Temple Houston

A statue of Temple Houston located at the Plains Indians & Pioneers Museum in Woodward Oklahoma

From The Mangum Daily Star 22 July 1934. (edited)

Temple Houston Picturesque

Temple Houston was the most picturesque of the lawyers who came here to attend each session of district court in Old Greer County, Texas. He looked like the true Westerner that he was and dressed the part. He was without a peer as an orator and his pure cleverness won lawsuits for his clients.

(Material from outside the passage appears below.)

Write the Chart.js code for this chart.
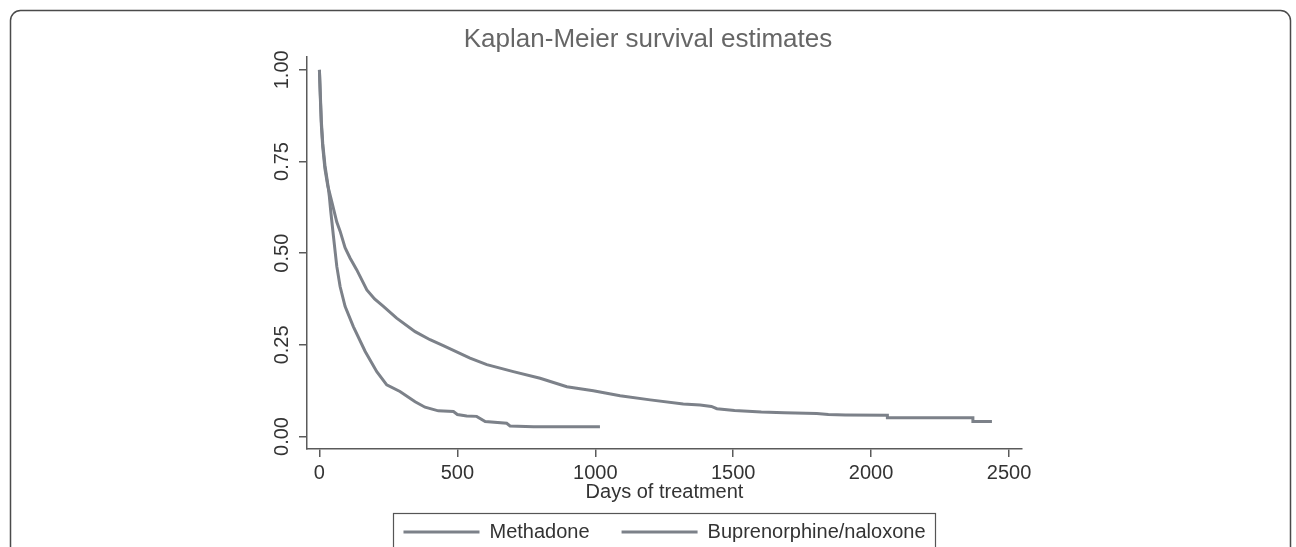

Upon one occasion a special venire of 300 citizens had been summoned for the trial of Jim Morris, murderer of J.M. Moss and Will Roberts. Temple Houston, chief counsel for Morris, wanted a continuance. He was not ready to go to trial and was determined that the case should not be tried at that term of court.

When Houston was through examining the 300 special veniremen, only one man remained who could qualify for service on the jury. He was a school teacher living at Hess, with feet that required a No.12 or No. 13 shoe. “I would have knocked him out,” said Houston, “if his feet hadn’t been too damned big to go through the doors.”

Temple Houston did not like to be referred to as the son of General Sam Houston, first president of the Republic of Texas and first governor of the State of Texas. “Temple Houston stands on his own name,” was his motto.